Surprising is the sentiment that sisterhood brings

To a life once thought to be full.

It turns out that the sister-less are, after all

Without a love most pure and wonderful.

A sister-in-law, to be clearer just here,

Is an especially delightful kind.

Born from the love of the love of her life

And the blind puppy love that began mine;

Matured through the freedom to laugh and to cry

At said love, both with him and without.

But it doesn’t stop there, no one is safe

For she knows my family inside and out.

This gift and small curse she bears gracefully

Though perhaps I’ve been sort of short-sighted.

Maybe sisters aren’t always so perky and fun,

Pretty, witty, clever and open-minded.

I do know Jen though, with her warm eager eyes,

Inquisitive and mischievous smile.

She’s been the best sister I could possibly have

Invariably, through life’s greatest trials.

I hope to be as strong, sweet and patient as her,

For all of the rest of my days.

So with eternal love, humility and gratitude

I wish her the best of birthdays.

.

Singleminded Aunt Ida

The sister stands to the side, she sighs. Four weeks to the day since her divorce was final. Six months since she walked out the door. Her sister’s engagement doesn’t make her miss her ex-husband, not a thing could induce such emotions, but it does make her feel her aloneness.

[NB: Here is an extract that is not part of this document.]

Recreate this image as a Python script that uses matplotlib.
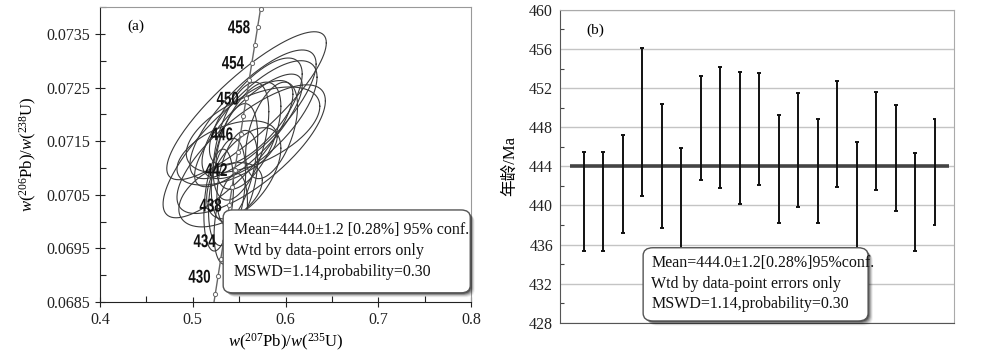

There is a thing in this culture, a big stark white elephant in the room or the park or the engagement party, about a woman alone. She doesn’t have a date, so something must be wrong with her. Is she a lesbian? The relatives begin to ask. The complicated affairs which ended her marriage are too convoluted to share with Aunt Ida, so she asks her nephew if his daughter is of another persuasion. Because how could a pretty, smart, seemingly sane girl, be alone? She feels, and the rest of the party would be lying if they disagreed, that there is something wrong with her.

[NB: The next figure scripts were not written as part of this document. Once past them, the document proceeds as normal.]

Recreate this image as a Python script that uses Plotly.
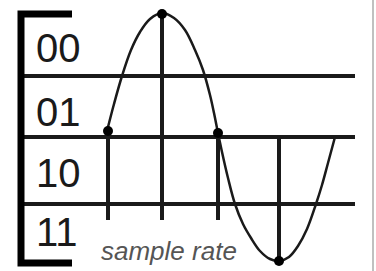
import plotly.graph_objects as go

# quantisation levels
level_labels = ["00", "01", "10", "11"]
level_label_y = [48, 112, 173, 232]
level_lines_y = [76, 137, 204]
line_x_start, line_x_end = 22, 355

# analog waveform (y downwards)
curve_x = [107, 114, 122, 131, 140, 150, 162, 174, 185, 195, 203, 210, 214, 218,
           222, 228, 235, 243, 251, 260, 270, 279, 289, 298, 307, 316, 322, 328, 335]
curve_y = [131, 104, 76, 50, 32, 19, 13, 18, 30, 50, 70, 95, 113, 133,
           152, 178, 204, 224, 238, 251, 259, 261, 257, 246, 229, 204, 185, 163, 137]

# samples
sample_x = [108, 162, 218, 279]
sample_y = [131, 14, 133, 261]
stem_top = [131, 14, 133, 137]
stem_bottom = [220, 220, 220, 261]

# bracket
bracket_x = [72, 21, 21, 72]
bracket_y = [14, 14, 263, 263]

axis_label = "sample rate"

fig = go.Figure()

# horizontal level lines
hx, hy = [], []
for y in level_lines_y:
    hx += [line_x_start, line_x_end, None]
    hy += [y, y, None]
fig.add_trace(go.Scatter(x=hx, y=hy, mode="lines",
                         line=dict(color="#1a1a1a", width=4), hoverinfo="skip"))

# bracket
fig.add_trace(go.Scatter(x=bracket_x, y=bracket_y, mode="lines",
                         line=dict(color="#000000", width=7), hoverinfo="skip"))

# stems
sx, sy = [], []
for x, t, b in zip(sample_x, stem_top, stem_bottom):
    sx += [x, x, None]
    sy += [t, b, None]
fig.add_trace(go.Scatter(x=sx, y=sy, mode="lines",
                         line=dict(color="#1a1a1a", width=4), hoverinfo="skip"))

# waveform
fig.add_trace(go.Scatter(x=curve_x, y=curve_y, mode="lines",
                         line=dict(color="#1a1a1a", width=2.5, shape="spline", smoothing=1.0),
                         hoverinfo="skip"))

# sample dots
fig.add_trace(go.Scatter(x=sample_x, y=sample_y, mode="markers",
                         marker=dict(color="#000000", size=10), hoverinfo="skip"))

# level labels
for lab, y in zip(level_labels, level_label_y):
    fig.add_annotation(x=34, y=y, text=lab, showarrow=False, xanchor="left", yanchor="middle",
                       font=dict(family="Liberation Sans, Arial", size=40, color="#1a1a1a"))

fig.add_annotation(x=99, y=251, text="<i>" + axis_label + "</i>", showarrow=False,
                   xanchor="left", yanchor="middle",
                   font=dict(family="Liberation Sans, Arial", size=26, color="#555555"))

# right border
fig.add_shape(type="line", x0=373, x1=373, y0=0, y1=271, xref="x", yref="y",
              line=dict(color="#c0c0c0", width=2))

fig.update_layout(width=376, height=271, margin=dict(l=0, r=0, t=0, b=0),
                  paper_bgcolor="white", plot_bgcolor="white", showlegend=False,
                  xaxis=dict(range=[0, 376], visible=False, fixedrange=True),
                  yaxis=dict(range=[271, 0], visible=False, fixedrange=True))

fig.write_html("out.html", config={"displayModeBar": False},
               post_script="document.body.style.margin='0';document.body.style.overflow='hidden';")
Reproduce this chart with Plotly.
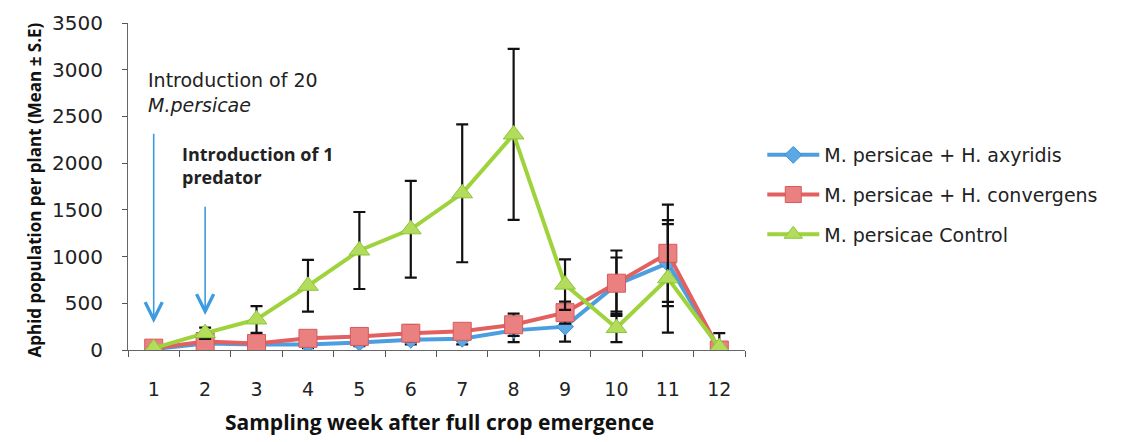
import plotly.graph_objects as go

# Sampling weeks after full crop emergence
weeks = list(range(1, 13))
week_labels = [str(w) for w in weeks]

# Aphid population per plant (mean and standard error)
axyridis_mean = [10, 70, 60, 60, 80, 110, 120, 210, 250, 700, 930, 0]
axyridis_se = [10, 30, 30, 40, 40, 50, 60, 125, 160, 290, 460, 10]

convergens_mean = [20, 90, 70, 125, 145, 180, 200, 270, 400, 715, 1035, 0]
convergens_se = [20, 40, 40, 50, 60, 87, 70, 120, 117, 350, 520, 10]

control_mean = [20, 180, 327, 687, 1065, 1292, 1677, 2307, 700, 235, 767, 30]
control_se = [10, 60, 143, 277, 412, 518, 738, 915, 270, 150, 580, 150]

series_names = ["M. persicae + H. axyridis",
                "M. persicae + H. convergens",
                "M. persicae Control"]

REG = "DejaVu Sans"
BOLD = "Open Sans"

fig = go.Figure()

def add_series(name, mean, se, line_color, marker_symbol, marker_size, fill, border):
    fig.add_trace(go.Scatter(
        x=weeks, y=mean, name=name, mode="lines+markers",
        line=dict(color=line_color, width=4),
        marker=dict(symbol=marker_symbol, size=marker_size, color=fill,
                    line=dict(color=border, width=1)),
        error_y=dict(type="data", array=se, visible=True,
                     color="#111111", thickness=2.2, width=6),
        legendgroup=name,
    ))

add_series(series_names[0], axyridis_mean, axyridis_se,
           "#4b9fe0", "diamond", 13, "#5aa8e6", "#3b8fd0")
add_series(series_names[1], convergens_mean, convergens_se,
           "#e2605f", "square", 18, "#ea8080", "#d65a5a")
add_series(series_names[2], control_mean, control_se,
           "#9fd33c", "triangle-up", 18, "#b3dc5c", "#8cc63a")

arrow_color = "#3d9be0"

annotations = [
    # axis titles
    dict(text="Aphid population per plant (Mean ± S.E)", textangle=-90,
         xref="paper", yref="paper", x=-0.173, y=0.49, showarrow=False,
         font=dict(family=BOLD, size=17, color="#111111", weight="bold")),
    dict(text="Sampling week after full crop emergence",
         xref="paper", yref="paper", x=0.505, y=-0.268, showarrow=False,
         font=dict(family=BOLD, size=21, color="#111111", weight="bold")),
    # introduction notes
    dict(text="Introduction of 20<br><i>M.persicae</i>", align="left",
         xref="x", yref="y", x=0.85, y=2760, xanchor="left", yanchor="middle",
         showarrow=False, font=dict(family=REG, size=19, color="#222222")),
    dict(text="Introduction of 1<br>predator", align="left",
         xref="x", yref="y", x=1.52, y=1970, xanchor="left", yanchor="middle",
         showarrow=False,
         font=dict(family=BOLD, size=18, color="#222222", weight="bold")),
    # arrows marking the introductions
    dict(xref="x", yref="y", x=weeks[0], y=290, ax=weeks[0], ay=2330,
         axref="x", ayref="y", showarrow=True, arrowhead=5, arrowsize=2.1,
         arrowwidth=1.6, arrowcolor=arrow_color, text=""),
    dict(xref="x", yref="y", x=weeks[1], y=375, ax=weeks[1], ay=1550,
         axref="x", ayref="y", showarrow=True, arrowhead=5, arrowsize=2.1,
         arrowwidth=1.6, arrowcolor=arrow_color, text=""),
]

fig.update_layout(
    width=1139, height=442,
    margin=dict(l=128, r=394, t=23, b=92),
    paper_bgcolor="white", plot_bgcolor="white",
    showlegend=True,
    legend=dict(x=1.028, y=0.474, xanchor="left", yanchor="middle",
                traceorder="grouped", tracegroupgap=12,
                font=dict(family=REG, size=19, color="#222222"),
                itemwidth=52, bgcolor="rgba(0,0,0,0)"),
    annotations=annotations,
)

fig.update_xaxes(
    range=[0.5, 12.5], tickvals=weeks, ticktext=week_labels,
    ticks="", ticklabelstandoff=22,
    minor=dict(tick0=0.5, dtick=1, ticks="outside", ticklen=6,
               tickcolor="#555555", tickwidth=1),
    showline=True, linecolor="#666666", linewidth=1.2,
    showgrid=False, zeroline=False,
    tickfont=dict(family=REG, size=19, color="#222222"),
)
fig.update_yaxes(
    range=[0, 3500], dtick=500, tick0=0,
    ticks="outside", ticklen=5, tickcolor="#555555",
    ticklabelstandoff=15,
    showline=True, linecolor="#666666", linewidth=1.2,
    showgrid=False, zeroline=False,
    tickfont=dict(family=REG, size=20, color="#222222"),
)

fig.write_html("out.html")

A single man is a bachelor. He’s playing the field, taking his time, finding the right choice. A single woman is waiting, idle while the universe decides when the right man should come along. As if she has nothing to do with the matter when it’s right, however, everything to do with it when it’s wrong. Some wrong choice that she made, or series of choices, that left her flawed, flippant, or scorned.

She sighs again and finishes her champagne. Fuck you Aunt Ida, she thinks, walking away. Nothing is wrong with me. Nothing is wrong with alone.